Filter the data for lines with the word "image", then copy every line so identified.

_Entries:_
===============
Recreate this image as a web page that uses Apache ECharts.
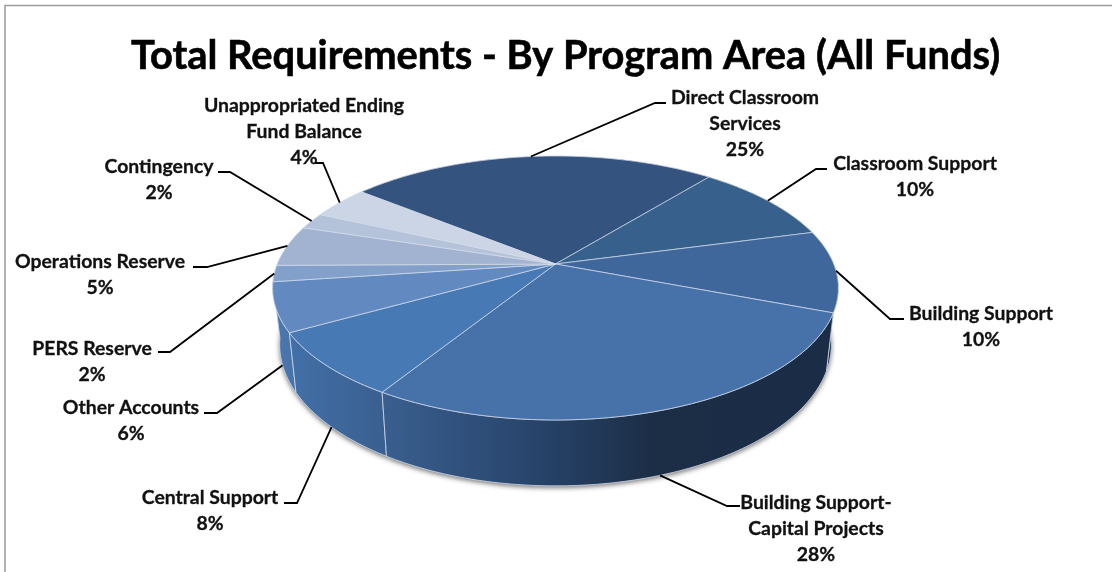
===============
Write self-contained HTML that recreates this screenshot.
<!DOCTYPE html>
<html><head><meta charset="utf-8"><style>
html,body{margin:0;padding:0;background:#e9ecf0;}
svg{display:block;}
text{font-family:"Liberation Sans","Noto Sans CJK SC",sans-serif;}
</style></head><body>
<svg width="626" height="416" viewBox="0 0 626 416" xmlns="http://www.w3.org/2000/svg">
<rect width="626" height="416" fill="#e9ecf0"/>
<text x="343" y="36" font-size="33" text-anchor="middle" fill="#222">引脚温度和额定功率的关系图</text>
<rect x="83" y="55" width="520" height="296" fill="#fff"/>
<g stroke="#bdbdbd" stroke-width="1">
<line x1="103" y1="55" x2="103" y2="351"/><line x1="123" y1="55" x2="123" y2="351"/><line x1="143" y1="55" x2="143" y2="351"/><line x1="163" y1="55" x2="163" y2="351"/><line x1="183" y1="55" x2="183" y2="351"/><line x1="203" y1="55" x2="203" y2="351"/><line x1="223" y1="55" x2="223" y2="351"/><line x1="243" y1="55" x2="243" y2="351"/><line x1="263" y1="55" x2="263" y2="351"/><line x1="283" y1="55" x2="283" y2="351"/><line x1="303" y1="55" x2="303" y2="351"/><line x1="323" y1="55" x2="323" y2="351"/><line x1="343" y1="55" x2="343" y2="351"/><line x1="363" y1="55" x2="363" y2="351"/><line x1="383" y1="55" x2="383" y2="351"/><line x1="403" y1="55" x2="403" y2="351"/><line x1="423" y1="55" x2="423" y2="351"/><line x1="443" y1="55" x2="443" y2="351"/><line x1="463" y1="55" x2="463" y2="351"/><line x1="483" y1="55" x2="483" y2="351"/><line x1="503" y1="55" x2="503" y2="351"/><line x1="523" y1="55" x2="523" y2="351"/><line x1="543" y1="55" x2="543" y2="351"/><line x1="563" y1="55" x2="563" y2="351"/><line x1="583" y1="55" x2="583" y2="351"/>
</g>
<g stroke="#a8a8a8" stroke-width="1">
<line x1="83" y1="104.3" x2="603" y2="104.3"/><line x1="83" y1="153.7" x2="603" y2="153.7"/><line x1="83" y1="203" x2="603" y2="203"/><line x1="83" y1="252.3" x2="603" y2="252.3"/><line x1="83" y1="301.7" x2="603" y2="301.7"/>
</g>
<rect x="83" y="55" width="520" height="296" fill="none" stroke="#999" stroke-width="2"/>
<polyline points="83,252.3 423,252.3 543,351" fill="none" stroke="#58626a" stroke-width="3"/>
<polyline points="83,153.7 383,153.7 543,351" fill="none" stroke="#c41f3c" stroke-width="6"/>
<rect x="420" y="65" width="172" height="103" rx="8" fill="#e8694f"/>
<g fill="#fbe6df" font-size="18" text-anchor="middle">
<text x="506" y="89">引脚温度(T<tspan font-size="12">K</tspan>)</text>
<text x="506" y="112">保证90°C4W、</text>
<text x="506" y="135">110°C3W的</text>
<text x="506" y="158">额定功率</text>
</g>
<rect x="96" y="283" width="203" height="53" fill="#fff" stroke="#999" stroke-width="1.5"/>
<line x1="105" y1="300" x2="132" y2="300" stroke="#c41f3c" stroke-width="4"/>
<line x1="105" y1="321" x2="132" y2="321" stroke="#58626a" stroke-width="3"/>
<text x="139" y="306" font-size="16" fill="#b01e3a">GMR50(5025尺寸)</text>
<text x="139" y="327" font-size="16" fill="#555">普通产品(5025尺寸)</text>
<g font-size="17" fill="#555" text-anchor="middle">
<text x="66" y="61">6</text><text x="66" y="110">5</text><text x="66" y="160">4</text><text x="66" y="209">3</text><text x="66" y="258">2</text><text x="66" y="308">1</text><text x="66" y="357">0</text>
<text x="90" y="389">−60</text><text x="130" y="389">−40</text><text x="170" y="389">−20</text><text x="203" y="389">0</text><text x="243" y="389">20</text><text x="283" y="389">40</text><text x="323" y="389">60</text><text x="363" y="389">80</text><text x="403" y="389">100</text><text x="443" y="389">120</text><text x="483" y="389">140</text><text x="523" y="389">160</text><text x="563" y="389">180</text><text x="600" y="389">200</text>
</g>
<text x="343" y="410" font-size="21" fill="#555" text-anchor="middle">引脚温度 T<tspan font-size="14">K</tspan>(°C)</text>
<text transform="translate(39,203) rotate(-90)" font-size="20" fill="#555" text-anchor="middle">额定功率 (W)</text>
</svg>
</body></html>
===============
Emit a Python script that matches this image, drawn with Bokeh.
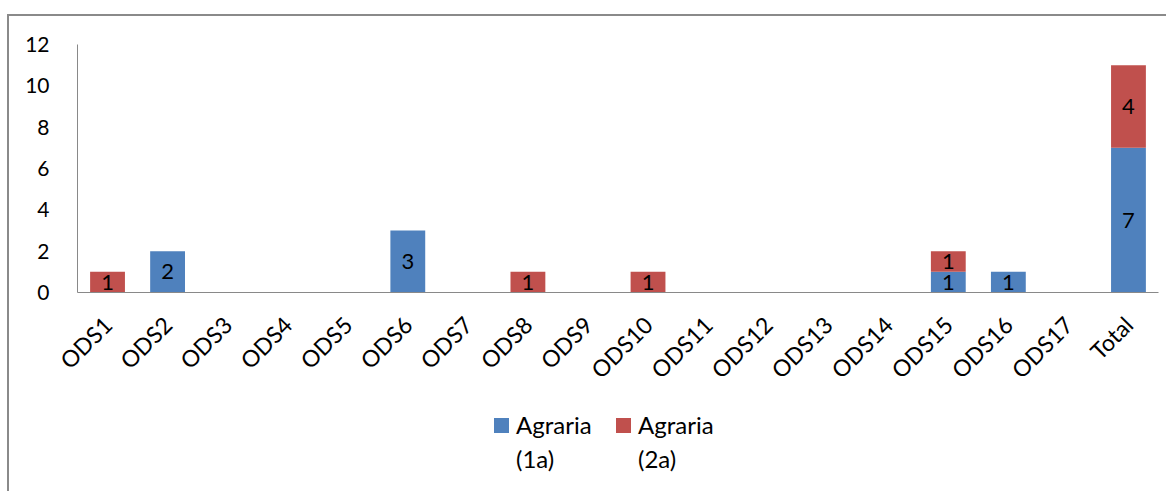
===============
_Answer to the exercise:_
Recreate this image as a web page that uses Apache ECharts.
Emit a Python script that matches this image, drawn with Bokeh.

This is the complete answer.